▶ _WHAT TO WORK ON_
Write out the listing below in full and exactly, leaving out every picture.

▶ _RECORDED INFORMATION_
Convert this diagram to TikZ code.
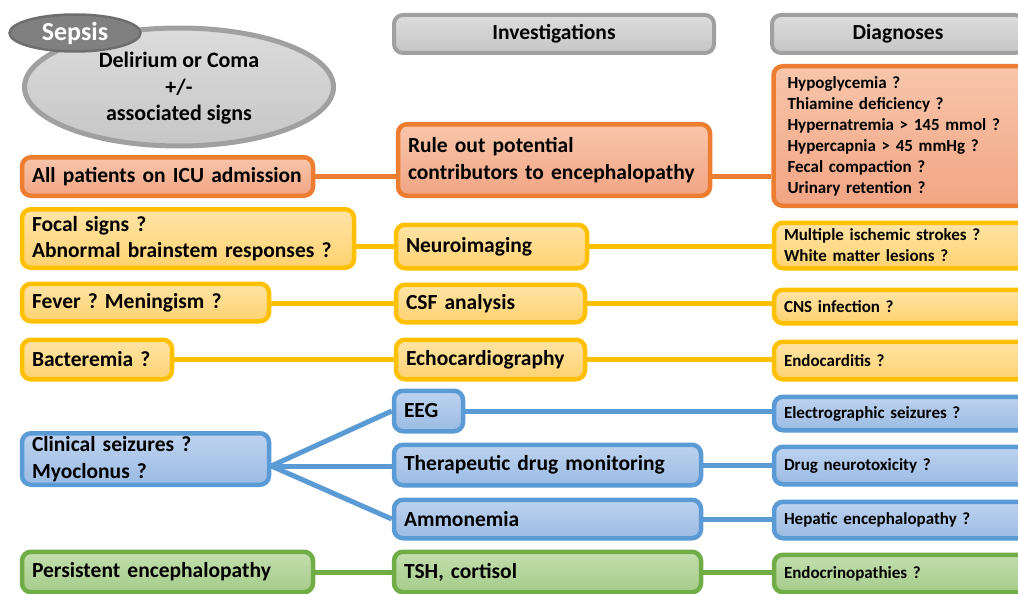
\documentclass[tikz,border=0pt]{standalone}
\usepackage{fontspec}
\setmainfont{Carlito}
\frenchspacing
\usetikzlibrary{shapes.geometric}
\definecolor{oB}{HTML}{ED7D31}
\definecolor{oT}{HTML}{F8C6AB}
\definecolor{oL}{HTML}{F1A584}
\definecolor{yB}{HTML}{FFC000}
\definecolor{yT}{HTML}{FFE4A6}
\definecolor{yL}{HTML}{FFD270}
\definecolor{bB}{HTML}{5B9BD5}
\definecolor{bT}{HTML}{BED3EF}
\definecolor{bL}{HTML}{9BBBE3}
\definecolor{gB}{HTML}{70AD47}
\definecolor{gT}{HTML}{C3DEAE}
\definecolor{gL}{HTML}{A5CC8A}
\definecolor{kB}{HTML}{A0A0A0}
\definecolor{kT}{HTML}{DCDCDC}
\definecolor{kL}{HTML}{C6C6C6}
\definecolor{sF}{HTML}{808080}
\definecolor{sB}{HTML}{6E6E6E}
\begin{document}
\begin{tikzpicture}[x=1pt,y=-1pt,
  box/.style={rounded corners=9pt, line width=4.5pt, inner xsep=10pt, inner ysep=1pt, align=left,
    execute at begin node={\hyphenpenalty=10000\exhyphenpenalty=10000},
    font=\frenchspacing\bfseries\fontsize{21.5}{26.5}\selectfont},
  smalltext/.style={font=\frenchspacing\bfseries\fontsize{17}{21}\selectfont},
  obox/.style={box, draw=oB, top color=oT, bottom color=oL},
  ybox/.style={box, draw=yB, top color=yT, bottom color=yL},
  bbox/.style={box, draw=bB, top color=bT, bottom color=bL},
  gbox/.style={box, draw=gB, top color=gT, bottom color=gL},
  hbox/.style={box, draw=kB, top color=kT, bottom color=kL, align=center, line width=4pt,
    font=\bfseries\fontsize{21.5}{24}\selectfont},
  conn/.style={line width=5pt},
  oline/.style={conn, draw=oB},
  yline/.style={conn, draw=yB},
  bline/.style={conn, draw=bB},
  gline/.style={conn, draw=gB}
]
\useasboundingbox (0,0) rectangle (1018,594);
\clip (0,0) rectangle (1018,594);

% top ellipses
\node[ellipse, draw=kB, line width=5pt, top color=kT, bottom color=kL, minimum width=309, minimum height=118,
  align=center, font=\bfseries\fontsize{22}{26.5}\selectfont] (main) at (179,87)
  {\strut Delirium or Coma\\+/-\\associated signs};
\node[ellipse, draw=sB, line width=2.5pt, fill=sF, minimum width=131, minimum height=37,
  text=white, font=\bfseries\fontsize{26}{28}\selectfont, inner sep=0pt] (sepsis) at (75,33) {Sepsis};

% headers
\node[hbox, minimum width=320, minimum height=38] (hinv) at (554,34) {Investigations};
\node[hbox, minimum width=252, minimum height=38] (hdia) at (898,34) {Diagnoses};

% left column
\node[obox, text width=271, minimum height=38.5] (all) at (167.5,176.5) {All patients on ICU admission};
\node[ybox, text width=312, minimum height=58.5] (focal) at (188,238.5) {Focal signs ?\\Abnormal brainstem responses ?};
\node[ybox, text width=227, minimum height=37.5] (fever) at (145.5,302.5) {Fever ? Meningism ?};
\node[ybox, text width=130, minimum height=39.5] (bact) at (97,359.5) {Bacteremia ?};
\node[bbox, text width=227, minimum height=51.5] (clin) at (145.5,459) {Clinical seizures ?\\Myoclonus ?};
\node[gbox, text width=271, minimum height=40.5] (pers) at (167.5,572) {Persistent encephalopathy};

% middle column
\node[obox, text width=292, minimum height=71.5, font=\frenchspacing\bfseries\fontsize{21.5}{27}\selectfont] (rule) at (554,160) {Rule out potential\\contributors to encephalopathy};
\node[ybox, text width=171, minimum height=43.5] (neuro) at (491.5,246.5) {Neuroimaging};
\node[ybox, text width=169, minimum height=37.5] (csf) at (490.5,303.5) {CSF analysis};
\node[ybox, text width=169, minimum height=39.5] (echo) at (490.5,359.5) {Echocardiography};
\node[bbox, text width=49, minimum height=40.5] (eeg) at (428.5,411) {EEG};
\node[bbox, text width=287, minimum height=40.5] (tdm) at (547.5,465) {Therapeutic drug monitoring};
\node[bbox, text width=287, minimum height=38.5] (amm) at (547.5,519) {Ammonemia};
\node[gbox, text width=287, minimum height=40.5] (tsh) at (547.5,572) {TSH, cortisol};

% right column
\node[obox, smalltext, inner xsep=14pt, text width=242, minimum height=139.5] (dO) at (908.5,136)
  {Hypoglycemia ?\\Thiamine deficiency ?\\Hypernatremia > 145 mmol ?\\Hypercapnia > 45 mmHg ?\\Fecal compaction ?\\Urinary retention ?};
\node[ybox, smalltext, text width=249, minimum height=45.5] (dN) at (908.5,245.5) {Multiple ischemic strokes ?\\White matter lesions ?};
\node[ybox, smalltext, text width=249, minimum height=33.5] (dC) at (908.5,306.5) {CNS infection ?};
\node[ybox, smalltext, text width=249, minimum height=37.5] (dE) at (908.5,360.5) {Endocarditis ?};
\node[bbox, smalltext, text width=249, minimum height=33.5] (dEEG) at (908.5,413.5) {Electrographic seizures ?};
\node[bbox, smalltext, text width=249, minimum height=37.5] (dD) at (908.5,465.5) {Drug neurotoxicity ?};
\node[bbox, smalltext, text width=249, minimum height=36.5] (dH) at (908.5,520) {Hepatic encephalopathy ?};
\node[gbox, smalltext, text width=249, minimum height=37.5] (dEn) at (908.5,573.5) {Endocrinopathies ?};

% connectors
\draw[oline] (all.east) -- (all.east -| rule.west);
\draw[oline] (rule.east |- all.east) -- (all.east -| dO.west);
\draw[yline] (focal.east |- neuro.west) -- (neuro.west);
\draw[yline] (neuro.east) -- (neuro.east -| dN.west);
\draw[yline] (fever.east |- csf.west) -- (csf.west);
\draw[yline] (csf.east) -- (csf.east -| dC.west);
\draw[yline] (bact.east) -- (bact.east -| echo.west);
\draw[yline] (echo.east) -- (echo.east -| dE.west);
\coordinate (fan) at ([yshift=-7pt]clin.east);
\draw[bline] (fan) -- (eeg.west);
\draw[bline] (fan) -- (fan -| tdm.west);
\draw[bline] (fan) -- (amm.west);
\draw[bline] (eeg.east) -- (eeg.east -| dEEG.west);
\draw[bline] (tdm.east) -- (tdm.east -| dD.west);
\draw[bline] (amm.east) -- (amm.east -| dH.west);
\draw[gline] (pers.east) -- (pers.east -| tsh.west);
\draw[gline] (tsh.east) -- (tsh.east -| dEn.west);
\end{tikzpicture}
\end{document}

▶ _WRITTEN RESPONSE_
Convert this diagram to TikZ code.
\documentclass[tikz,border=0pt]{standalone}
\usepackage{fontspec}
\setmainfont{Carlito}
\frenchspacing
\usetikzlibrary{shapes.geometric}
\definecolor{oB}{HTML}{ED7D31}
\definecolor{oT}{HTML}{F8C6AB}
\definecolor{oL}{HTML}{F1A584}
\definecolor{yB}{HTML}{FFC000}
\definecolor{yT}{HTML}{FFE4A6}
\definecolor{yL}{HTML}{FFD270}
\definecolor{bB}{HTML}{5B9BD5}
\definecolor{bT}{HTML}{BED3EF}
\definecolor{bL}{HTML}{9BBBE3}
\definecolor{gB}{HTML}{70AD47}
\definecolor{gT}{HTML}{C3DEAE}
\definecolor{gL}{HTML}{A5CC8A}
\definecolor{kB}{HTML}{A0A0A0}
\definecolor{kT}{HTML}{DCDCDC}
\definecolor{kL}{HTML}{C6C6C6}
\definecolor{sF}{HTML}{808080}
\definecolor{sB}{HTML}{6E6E6E}
\begin{document}
\begin{tikzpicture}[x=1pt,y=-1pt,
  box/.style={rounded corners=9pt, line width=4.5pt, inner xsep=10pt, inner ysep=1pt, align=left,
    execute at begin node={\hyphenpenalty=10000\exhyphenpenalty=10000},
    font=\frenchspacing\bfseries\fontsize{21.5}{26.5}\selectfont},
  smalltext/.style={font=\frenchspacing\bfseries\fontsize{17}{21}\selectfont},
  obox/.style={box, draw=oB, top color=oT, bottom color=oL},
  ybox/.style={box, draw=yB, top color=yT, bottom color=yL},
  bbox/.style={box, draw=bB, top color=bT, bottom color=bL},
  gbox/.style={box, draw=gB, top color=gT, bottom color=gL},
  hbox/.style={box, draw=kB, top color=kT, bottom color=kL, align=center, line width=4pt,
    font=\bfseries\fontsize{21.5}{24}\selectfont},
  conn/.style={line width=5pt},
  oline/.style={conn, draw=oB},
  yline/.style={conn, draw=yB},
  bline/.style={conn, draw=bB},
  gline/.style={conn, draw=gB}
]
\useasboundingbox (0,0) rectangle (1018,594);
\clip (0,0) rectangle (1018,594);

% top ellipses
\node[ellipse, draw=kB, line width=5pt, top color=kT, bottom color=kL, minimum width=309, minimum height=118,
  align=center, font=\bfseries\fontsize{22}{26.5}\selectfont] (main) at (179,87)
  {\strut Delirium or Coma\\+/-\\associated signs};
\node[ellipse, draw=sB, line width=2.5pt, fill=sF, minimum width=131, minimum height=37,
  text=white, font=\bfseries\fontsize{26}{28}\selectfont, inner sep=0pt] (sepsis) at (75,33) {Sepsis};

% headers
\node[hbox, minimum width=320, minimum height=38] (hinv) at (554,34) {Investigations};
\node[hbox, minimum width=252, minimum height=38] (hdia) at (898,34) {Diagnoses};

% left column
\node[obox, text width=271, minimum height=38.5] (all) at (167.5,176.5) {All patients on ICU admission};
\node[ybox, text width=312, minimum height=58.5] (focal) at (188,238.5) {Focal signs ?\\Abnormal brainstem responses ?};
\node[ybox, text width=227, minimum height=37.5] (fever) at (145.5,302.5) {Fever ? Meningism ?};
\node[ybox, text width=130, minimum height=39.5] (bact) at (97,359.5) {Bacteremia ?};
\node[bbox, text width=227, minimum height=51.5] (clin) at (145.5,459) {Clinical seizures ?\\Myoclonus ?};
\node[gbox, text width=271, minimum height=40.5] (pers) at (167.5,572) {Persistent encephalopathy};

% middle column
\node[obox, text width=292, minimum height=71.5, font=\frenchspacing\bfseries\fontsize{21.5}{27}\selectfont] (rule) at (554,160) {Rule out potential\\contributors to encephalopathy};
\node[ybox, text width=171, minimum height=43.5] (neuro) at (491.5,246.5) {Neuroimaging};
\node[ybox, text width=169, minimum height=37.5] (csf) at (490.5,303.5) {CSF analysis};
\node[ybox, text width=169, minimum height=39.5] (echo) at (490.5,359.5) {Echocardiography};
\node[bbox, text width=49, minimum height=40.5] (eeg) at (428.5,411) {EEG};
\node[bbox, text width=287, minimum height=40.5] (tdm) at (547.5,465) {Therapeutic drug monitoring};
\node[bbox, text width=287, minimum height=38.5] (amm) at (547.5,519) {Ammonemia};
\node[gbox, text width=287, minimum height=40.5] (tsh) at (547.5,572) {TSH, cortisol};

% right column
\node[obox, smalltext, inner xsep=14pt, text width=242, minimum height=139.5] (dO) at (908.5,136)
  {Hypoglycemia ?\\Thiamine deficiency ?\\Hypernatremia > 145 mmol ?\\Hypercapnia > 45 mmHg ?\\Fecal compaction ?\\Urinary retention ?};
\node[ybox, smalltext, text width=249, minimum height=45.5] (dN) at (908.5,245.5) {Multiple ischemic strokes ?\\White matter lesions ?};
\node[ybox, smalltext, text width=249, minimum height=33.5] (dC) at (908.5,306.5) {CNS infection ?};
\node[ybox, smalltext, text width=249, minimum height=37.5] (dE) at (908.5,360.5) {Endocarditis ?};
\node[bbox, smalltext, text width=249, minimum height=33.5] (dEEG) at (908.5,413.5) {Electrographic seizures ?};
\node[bbox, smalltext, text width=249, minimum height=37.5] (dD) at (908.5,465.5) {Drug neurotoxicity ?};
\node[bbox, smalltext, text width=249, minimum height=36.5] (dH) at (908.5,520) {Hepatic encephalopathy ?};
\node[gbox, smalltext, text width=249, minimum height=37.5] (dEn) at (908.5,573.5) {Endocrinopathies ?};

% connectors
\draw[oline] (all.east) -- (all.east -| rule.west);
\draw[oline] (rule.east |- all.east) -- (all.east -| dO.west);
\draw[yline] (focal.east |- neuro.west) -- (neuro.west);
\draw[yline] (neuro.east) -- (neuro.east -| dN.west);
\draw[yline] (fever.east |- csf.west) -- (csf.west);
\draw[yline] (csf.east) -- (csf.east -| dC.west);
\draw[yline] (bact.east) -- (bact.east -| echo.west);
\draw[yline] (echo.east) -- (echo.east -| dE.west);
\coordinate (fan) at ([yshift=-7pt]clin.east);
\draw[bline] (fan) -- (eeg.west);
\draw[bline] (fan) -- (fan -| tdm.west);
\draw[bline] (fan) -- (amm.west);
\draw[bline] (eeg.east) -- (eeg.east -| dEEG.west);
\draw[bline] (tdm.east) -- (tdm.east -| dD.west);
\draw[bline] (amm.east) -- (amm.east -| dH.west);
\draw[gline] (pers.east) -- (pers.east -| tsh.west);
\draw[gline] (tsh.east) -- (tsh.east -| dEn.west);
\end{tikzpicture}
\end{document}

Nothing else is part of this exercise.